The Bierkeller Theatre was a theatre in Broadmead, Bristol, England, located inside Bristol's oldest night club, the Bristol Bierkeller.

Previously a host for the Bristol Shakespeare Festival, the Bierkeller Theatre officially opened in mid-January 2012, receiving local, national and international companies.

The theatre announced its inaugural season, with a production "Rescue Me!", from the local company of actors FarOutMan Theatre. Since the opening of the theatre over 150 productions have been staged. An intern scheme for technical staff has been developed with the University of the West of England and Filton College. The theatre also works with students from Bath Spa University.

The theatre reduced its output after the departure of artistic director, Alex MacMillan, in June 2014 and closed at the same time the Bristol Bierkeller shut down in January 2018.

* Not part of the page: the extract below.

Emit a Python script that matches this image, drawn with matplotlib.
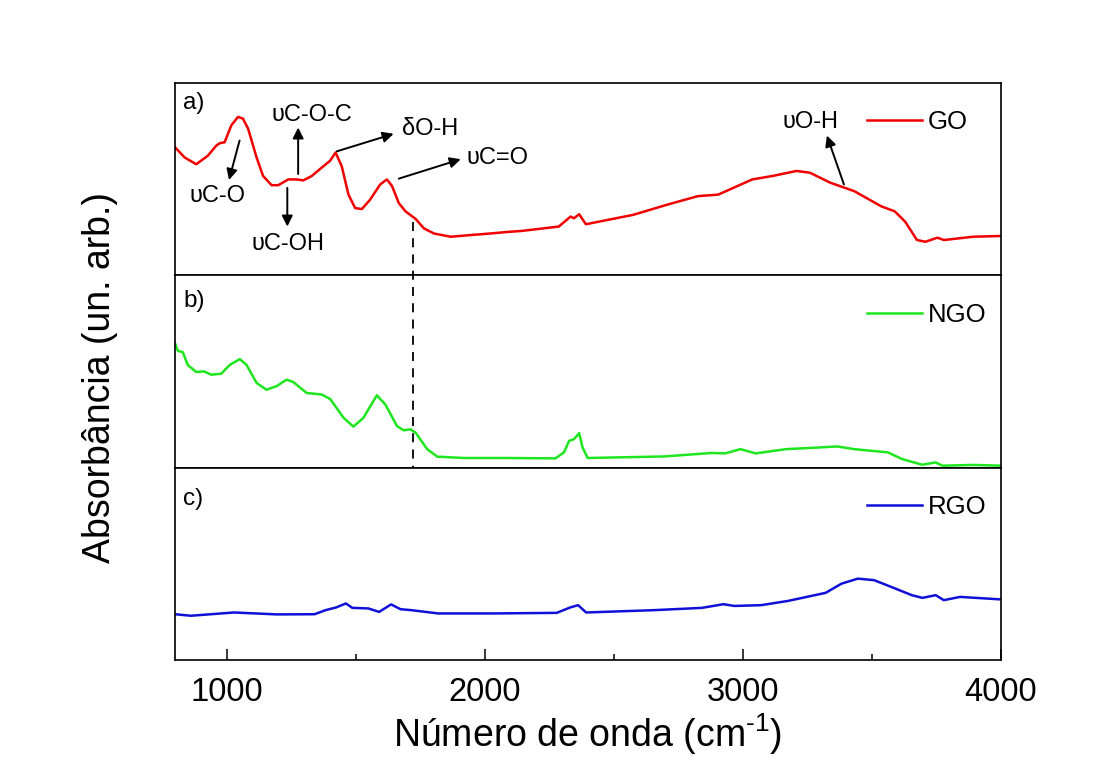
import matplotlib
matplotlib.use("Agg")
import matplotlib.pyplot as plt
from matplotlib.lines import Line2D
from matplotlib.transforms import blended_transform_factory

plt.rcParams['font.family'] = ['Liberation Sans', 'DejaVu Sans']
plt.rcParams['mathtext.fontset'] = 'custom'
plt.rcParams['mathtext.rm'] = 'Liberation Sans'

# ------------------------------------------
# DATOS (número de onda en cm-1, absorbância em unidades arbitrárias)
# ------------------------------------------
go_wn = [800, 837, 882, 927, 960, 973, 992, 1018, 1044, 1063, 1083, 1116, 1141,
         1174, 1200, 1239, 1271, 1297, 1330, 1368, 1401, 1422, 1446, 1472, 1498,
         1524, 1556, 1595, 1621, 1641, 1667, 1693, 1732, 1764, 1803, 1868, 1946,
         2023, 2088, 2142, 2287, 2333, 2346, 2366, 2392, 2576, 2708, 2826, 2905,
         3037, 3116, 3208, 3260, 3339, 3432, 3537, 3589, 3629, 3675, 3708, 3754,
         3780, 3892, 4000]
go_abs = [0.665, 0.612, 0.577, 0.621, 0.674, 0.686, 0.691, 0.779, 0.823, 0.814,
          0.762, 0.612, 0.516, 0.468, 0.468, 0.498, 0.498, 0.493, 0.516, 0.559,
          0.595, 0.638, 0.566, 0.419, 0.349, 0.344, 0.393, 0.472, 0.498, 0.463,
          0.375, 0.332, 0.293, 0.244, 0.217, 0.200, 0.209, 0.217, 0.225, 0.230,
          0.253, 0.305, 0.296, 0.317, 0.265, 0.314, 0.367, 0.411, 0.419, 0.498,
          0.516, 0.542, 0.533, 0.481, 0.437, 0.358, 0.332, 0.279, 0.183, 0.174,
          0.195, 0.183, 0.200, 0.204]

ngo_wn = [800, 811, 830, 849, 882, 912, 940, 979, 1012, 1051, 1077, 1116, 1154,
          1193, 1232, 1258, 1310, 1368, 1401, 1453, 1491, 1530, 1582, 1615, 1660,
          1686, 1712, 1732, 1777, 1816, 1919, 2088, 2274, 2307, 2327, 2346, 2366,
          2379, 2399, 2695, 2879, 2932, 2991, 3050, 3168, 3300, 3366, 3432, 3563,
          3616, 3695, 3747, 3774, 3892, 4000]
ngo_abs = [0.646, 0.607, 0.600, 0.534, 0.497, 0.500, 0.483, 0.488, 0.534, 0.564,
           0.534, 0.440, 0.405, 0.423, 0.457, 0.445, 0.388, 0.380, 0.357, 0.259,
           0.213, 0.259, 0.376, 0.328, 0.216, 0.194, 0.199, 0.182, 0.096, 0.057,
           0.050, 0.050, 0.048, 0.079, 0.139, 0.148, 0.179, 0.105, 0.050, 0.058,
           0.076, 0.074, 0.096, 0.074, 0.096, 0.105, 0.110, 0.096, 0.079, 0.045,
           0.015, 0.027, 0.010, 0.014, 0.010]

rgo_wn = [800, 861, 1028, 1195, 1341, 1383, 1424, 1462, 1487, 1549, 1591, 1637,
          1674, 1716, 1820, 2029, 2279, 2331, 2362, 2393, 2654, 2842, 2925, 2967,
          3071, 3175, 3321, 3383, 3446, 3509, 3592, 3655, 3696, 3748, 3779, 3842,
          4000]
rgo_abs = [0.238, 0.230, 0.247, 0.237, 0.238, 0.259, 0.273, 0.294, 0.271, 0.268,
           0.250, 0.289, 0.264, 0.259, 0.242, 0.242, 0.245, 0.273, 0.285, 0.247,
           0.259, 0.271, 0.290, 0.281, 0.285, 0.307, 0.349, 0.397, 0.423, 0.415,
           0.371, 0.337, 0.323, 0.337, 0.311, 0.328, 0.315]

amostras = ['GO', 'NGO', 'RGO']
paineis = ['a)', 'b)', 'c)']
cores = ['#f00000', '#1ee61e', '#1010d8']

# posição (cm-1) da banda C=O marcada com a linha tracejada
banda_co = 1724

# ------------------------------------------
# FIGURA
# ------------------------------------------
fig = plt.figure(figsize=(11.01, 7.67), dpi=100)
left, right, top, bottom = 0.159, 0.909, 0.892, 0.1395
h = (top - bottom) / 3
axes = []
for i in range(3):
    ax = fig.add_axes([left, top - (i + 1) * h, right - left, h])
    axes.append(ax)

series = [(go_wn, go_abs), (ngo_wn, ngo_abs), (rgo_wn, rgo_abs)]
label_y = [0.895, 0.866, 0.839]

for ax, (wn, ab), nome, painel, cor, ly in zip(axes, series, amostras, paineis, cores, label_y):
    ax.plot(wn, ab, color=cor, lw=1.8, label=nome, solid_joinstyle='round')
    ax.set_xlim(800, 4000)
    ax.set_ylim(0, 1)
    ax.set_yticks([])
    for s in ax.spines.values():
        s.set_linewidth(1.2)
    ax.text(0.010, ly, painel, transform=ax.transAxes, fontsize=17.5, va='center')
    ax.legend(frameon=False, loc='center left', bbox_to_anchor=(0.838, 0.795),
              borderpad=0, borderaxespad=0, handlelength=2.15, handletextpad=0.2,
              fontsize=18.5)
    if ax is not axes[-1]:
        ax.set_xticks([])

# eixo inferior com ticks para dentro
axb = axes[-1]
axb.set_xticks([1000, 2000, 3000, 4000])
axb.set_xticks([1500, 2500, 3500], minor=True)
axb.tick_params(axis='x', which='major', direction='in', length=8, width=1.1,
                labelsize=23.5, pad=12, top=False)
axb.tick_params(axis='x', which='minor', direction='in', length=4.5, width=1.1,
                top=False)

fig.text(0.534, 0.043, r'Número de onda (cm$^{\text{-1}}$)', fontsize=27,
         ha='center', va='center')
fig.text(0.091, 0.508, 'Absorbância (un. arb.)', fontsize=27, rotation=90,
         ha='center', va='center')

# ------------------------------------------
# ANOTAÇÕES DAS BANDAS (painel a)
# ------------------------------------------
ax = axes[0]
seta = dict(arrowstyle='-|>', color='k', lw=1.4, mutation_scale=16,
            shrinkA=0, shrinkB=0)
fs = 17

ax.annotate('', xy=(1009, 0.495), xytext=(1050, 0.700), arrowprops=seta)
ax.text(965, 0.411, 'υC-O', fontsize=fs, ha='center', va='center')

ax.annotate('', xy=(1277, 0.768), xytext=(1277, 0.526), arrowprops=seta)
ax.text(1331, 0.832, 'υC-O-C', fontsize=fs, ha='center', va='center')

ax.annotate('', xy=(1235, 0.253), xytext=(1235, 0.454), arrowprops=seta)
ax.text(1237, 0.163, 'υC-OH', fontsize=fs, ha='center', va='center')

ax.annotate('', xy=(1647, 0.735), xytext=(1427, 0.644), arrowprops=seta)
ax.text(1681, 0.758, 'δO-H', fontsize=fs, ha='left', va='center')

ax.annotate('', xy=(1907, 0.603), xytext=(1667, 0.502), arrowprops=seta)
ax.text(1930, 0.610, 'υC=O', fontsize=fs, ha='left', va='center')

ax.annotate('', xy=(3326, 0.726), xytext=(3392, 0.472), arrowprops=seta)
ax.text(3261, 0.796, 'υO-H', fontsize=fs, ha='center', va='center')

# linha tracejada da banda C=O atravessando os painéis a) e b)
trans = blended_transform_factory(axes[0].transData, fig.transFigure)
fig.add_artist(Line2D([banda_co, banda_co], [1 - 222 / 767, 1 - 467 / 767],
                      transform=trans, color='k', lw=1.3, ls=(0, (5, 4))))

fig.savefig('out.png', dpi=100)
plt.close(fig)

== Notable Performances ==
Before developing a dedicated theatre space and opening as a theatre, The Bristol Bierkeller would host occasional theatre performances and one off productions, including the Bristol Shakespeare Festival in 2010. The theatre welcomed back the festival in 2012 following its official opening.

The Bierkeller Theatre was host to the first Bristol Improv Festival, later renamed Bristol Improv Theatre Festival (BITFest), across several days in March 2013. The festival featured a range of improv comedy talent from across the South West, including multiple improvisational theatre groups such as Degrees of Error, Closer Each Day, Racing Minds, Project2 and Instant Wit. The company behind the festival later founded the Bristol Improv Theatre, the UK's first dedicated improv theatre.